Franklin sees marriage as a union between a man and a woman. It’s the way he grew up, and the way he understands it from the Bible.

“I think it’s anti-Biblical,” Pisgah Baptist Church minister Earl Wallace said. “And we have a clause in our (church) constitution that states our position on marriage (defining it as one man and one woman in a single exclusive union) which will not probably keep me from going to court if it comes to that ever, but every case that has been decided because someone refused (to marry a gay couple) that has that as part of their belief has prevailed. And so that’s why we did that a couple … years ago. I foresaw this coming.”

It is, Wallace said, anti-scriptural, adding that he was going to stay true to the Word “if it means I have to do what I have to do.”

“And if I get sent to PR [Piedmont Regional] Jail, I’ll have an inside ministry since I am the chaplain out there,” he said.

Wallace noted that the church is not anti-gay, that they are to love all folks, adding that they believe anyone can be saved if he is willing to accept Christ.

Retired Presbyterian minister Dr. William Thompson had a different view.

“I will say that I have previously blessed gay and/or lesbian relationships in their home, and I don’t have any problem about doing that,” he said. “My denomination now has recognized same-sex marriage. Up to this point, until they did that, I have said that I would not do that in a church building, but … of course I don’t have a church building now, I’m retired now … and I continue to officiate at a number of weddings and I would certainly do that if anyone asked me.”

Whether the number of same-sex marriages will rise locally will be difficult to track. The Herald checked with the Prince Edward Circuit Court Clerk’s office on the number of same-sex licenses issued since gay marriage was made legal in Virginia last year. There is no requirement to keep such figures, according to the clerk, and the office has not tracked the numbers.

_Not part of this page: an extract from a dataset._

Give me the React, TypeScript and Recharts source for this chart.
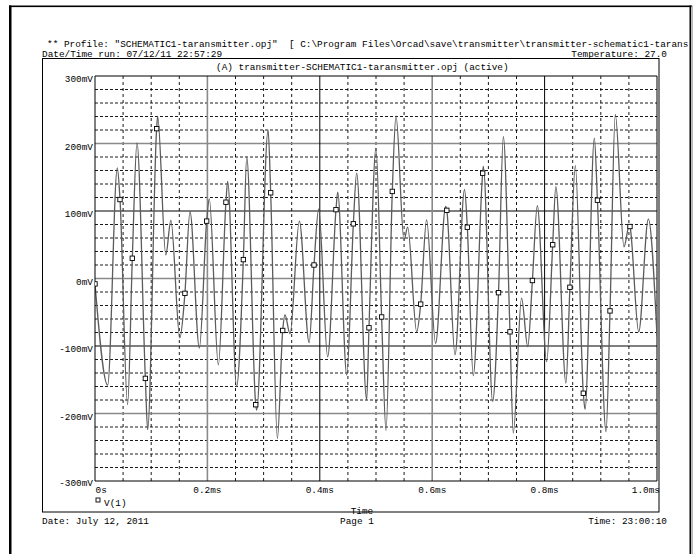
import React from 'react';
import {
  LineChart,
  Line,
  XAxis,
  YAxis,
  CartesianGrid,
  ReferenceLine,
} from 'recharts';

// waveform turning points (time in ms, V(1) in mV)
const peakTimes = [
  0.0225, 0.0397, 0.058, 0.0747, 0.0937, 0.1115, 0.126, 0.135, 0.151, 0.169,
  0.1857, 0.2034, 0.2195, 0.236, 0.252, 0.27, 0.2877, 0.308, 0.3245, 0.338,
  0.347, 0.3636, 0.381, 0.398, 0.414, 0.4318, 0.448, 0.4656, 0.4834, 0.5,
  0.5178, 0.5356, 0.5498, 0.5564, 0.5724, 0.59, 0.606, 0.624, 0.6406, 0.6575,
  0.673, 0.691, 0.7076, 0.7266, 0.7443, 0.759, 0.77, 0.787, 0.8037, 0.82,
  0.838, 0.8547, 0.872, 0.8885, 0.9093, 0.9258, 0.9413, 0.9508, 0.9674, 0.9846,
  1.0,
];
const peakValues = [
  -158, 164, -187, 201, -224, 240, 35, 86, -88, 99,
  -103, 118, -128, 144, -160, 180, -195, 220, -237, -54,
  -82, 85, -95, 103, -116, 128, -143, 156, -180, 193,
  -225, 241, 57, 76, -79, 87, -96, 107, -113, 132,
  -144, 166, -182, 210, -229, -29, -101, 108, -123, 136,
  -155, 167, -194, 208, -227, 243, 47, 79, -79, 88,
  -86,
];

// points carrying the square V(1) markers
const markerTimes = [
  0, 0.0445, 0.0664, 0.0896, 0.1097, 0.16, 0.1987, 0.233, 0.264, 0.286,
  0.3126, 0.334, 0.3897, 0.4288, 0.4597, 0.4875, 0.51, 0.529, 0.5795, 0.626,
  0.6625, 0.6898, 0.718, 0.7384, 0.7783, 0.8144, 0.845, 0.8689, 0.894, 0.9164,
  0.9519,
];
const markerValues = [
  -8, 117, 30, -148, 222, -22, 85, 113, 28, -187,
  127, -77, 20, 102, 81, -73, -57, 129, -38, 101,
  76, 156, -21, -79, -3, 50, -13, -170, 116, -48,
  77,
];

const xTicks = [0, 0.2, 0.4, 0.6, 0.8, 1.0];
const xTickLabels = ['0s', '0.2ms', '0.4ms', '0.6ms', '0.8ms', '1.0ms'];
const yTicks = [-300, -200, -100, 0, 100, 200, 300];
const yTickLabels = ['-300mV', '-200mV', '-100mV', '0mV', '100mV', '200mV', '300mV'];

const minorY = [
  -280, -260, -240, -220, -180, -160, -140, -120, -80, -60, -40, -20,
  20, 40, 60, 80, 120, 140, 160, 180, 220, 240, 260, 280,
];
const minorX = [
  0.05, 0.1, 0.15, 0.25, 0.3, 0.35, 0.45, 0.5, 0.55, 0.65, 0.7, 0.75, 0.85, 0.9, 0.95,
];

const data = [
  ...peakTimes.map((t, i) => ({ t, v: peakValues[i], m: false })),
  ...markerTimes.map((t, i) => ({ t, v: markerValues[i], m: true })),
].sort((a, b) => a.t - b.t);

const FONT = '"Liberation Mono", "DejaVu Sans Mono", monospace';
const FS = 9.4;

const XTick = ({ x, y, payload }: any) => {
  const label = xTickLabels[xTicks.indexOf(payload.value)];
  let anchor: 'start' | 'middle' | 'end' = 'middle';
  let px = x;
  if (payload.value === 0) {
    anchor = 'start';
    px = x + 0.5;
  }
  if (payload.value === 1) {
    anchor = 'end';
    px = x + 3;
  }
  return (
    <text x={px} y={y + 12} textAnchor={anchor} fontFamily={FONT} fontSize={FS} fill="#000">
      {label}
    </text>
  );
};

const YTick = ({ x, y, payload }: any) => (
  <text
    x={x - 2}
    y={y + (payload.value === -300 ? 5 : 6)}
    textAnchor="end"
    fontFamily={FONT}
    fontSize={FS}
    fill="#000"
  >
    {yTickLabels[yTicks.indexOf(payload.value)]}
  </text>
);

const renderMarker = (props: any) => {
  const { cx, cy, payload, index } = props;
  if (!payload.m) return <g key={index} />;
  return (
    <rect
      key={index}
      x={cx - 2.2}
      y={cy - 2.2}
      width={4.4}
      height={4.4}
      fill="#fff"
      stroke="#000"
      strokeWidth={0.9}
    />
  );
};

const txt = (x: number, y: number, s: string, anchor: any = 'start') => (
  <text
    x={x}
    y={y}
    fontFamily={FONT}
    fontSize={FS}
    fill="#000"
    textAnchor={anchor}
    style={{ whiteSpace: 'pre' }}
  >
    {s}
  </text>
);

export default function App() {
  return (
    <div style={{ position: 'absolute', left: 0, top: 0, width: 700, height: 554, background: '#fff' }}>
      <LineChart
        width={700}
        height={554}
        data={data}
        margin={{ top: 76, right: 43, bottom: 72, left: 94 }}
      >
        <CartesianGrid
          horizontal={false}
          verticalValues={minorX}
          stroke="#000"
          strokeDasharray="3 3"
          strokeWidth={0.9}
        />
        <CartesianGrid
          vertical={false}
          horizontalValues={minorY}
          stroke="#000"
          strokeDasharray="3 2"
          strokeWidth={0.9}
        />
        <XAxis
          dataKey="t"
          type="number"
          domain={[0, 1]}
          ticks={xTicks}
          height={1}
          tickSize={0}
          tickMargin={0}
          tickLine={false}
          tick={(p: any) => <XTick {...p} />}
          axisLine={{ stroke: '#000' }}
          interval={0}
          allowDataOverflow
        />
        <YAxis
          type="number"
          domain={[-300, 300]}
          ticks={yTicks}
          width={1}
          tickSize={0}
          tickMargin={0}
          tickLine={false}
          tick={(p: any) => <YTick {...p} />}
          axisLine={{ stroke: '#000' }}
          interval={0}
          allowDataOverflow
        />
        <ReferenceLine y={200} stroke="#8a8a8a" strokeWidth={1.6} />
        <ReferenceLine y={100} stroke="#000" strokeWidth={1} />
        <ReferenceLine y={0} stroke="#8a8a8a" strokeWidth={1.6} />
        <ReferenceLine y={-100} stroke="#000" strokeWidth={1} />
        <ReferenceLine y={-200} stroke="#8a8a8a" strokeWidth={1.6} />
        <ReferenceLine x={0.2} stroke="#8a8a8a" strokeWidth={1.6} />
        <ReferenceLine x={0.4} stroke="#000" strokeWidth={1} />
        <ReferenceLine x={0.6} stroke="#8a8a8a" strokeWidth={1.6} />
        <ReferenceLine x={0.8} stroke="#000" strokeWidth={1} />
        <ReferenceLine y={300} stroke="#000" strokeWidth={1} ifOverflow="visible" />
        <ReferenceLine x={1} stroke="#000" strokeWidth={1} ifOverflow="visible" />
        <Line
          dataKey="v"
          type="monotone"
          stroke="#5c5c5c"
          strokeWidth={1.3}
          dot={renderMarker}
          activeDot={false}
          isAnimationActive={false}
        />
      </LineChart>
      <svg
        width={700}
        height={554}
        style={{ position: 'absolute', left: 0, top: 0, pointerEvents: 'none' }}
      >
        {/* page frame */}
        <rect x={9} y={5.5} width={2.5} height={549} fill="#000" />
        <rect x={9} y={5.5} width={683} height={1.6} fill="#000" />
        <rect x={689.5} y={5.5} width={1.6} height={549} fill="#000" />
        <rect x={691.5} y={5.5} width={1.2} height={549} fill="#999" />
        {/* header */}
        {txt(47, 46.5, '** Profile: "SCHEMATIC1-taransmitter.opj"  [ C:\\Program Files\\Orcad\\save\\transmitter\\transmitter-schematic1-tarans')}
        {txt(42, 57, 'Date/Time run: 07/12/11 22:57:29')}
        {txt(667, 57, 'Temperature: 27.0', 'end')}
        {/* plot box */}
        <rect x={42.5} y={58.5} width={616.5} height={453.5} fill="none" stroke="#000" strokeWidth={1} />
        {txt(216, 70, '(A) transmitter-SCHEMATIC1-taransmitter.opj (active)')}
        {/* legend */}
        <rect x={96} y={498} width={4} height={4} fill="#fff" stroke="#000" strokeWidth={0.9} />
        {txt(104, 506, 'V(1)')}
        {txt(362, 514, 'Time', 'middle')}
        {/* footer */}
        {txt(42, 524, 'Date: July 12, 2011')}
        {txt(340, 524, 'Page 1')}
        {txt(667, 524, 'Time: 23:00:10', 'end')}
      </svg>
    </div>
  );
}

Cumberland’s clerk’s office they have not had any same sex marriage license requests; Buckingham’s clerk’s office reports that they do not track requests.

(Licenses have been issued locally for same sex couples. The Herald reported in our October 29 edition, following the  Supreme Court’s October 6 ruling, that two marriage licenses had been obtained in Prince Edward and one in Buckingham.)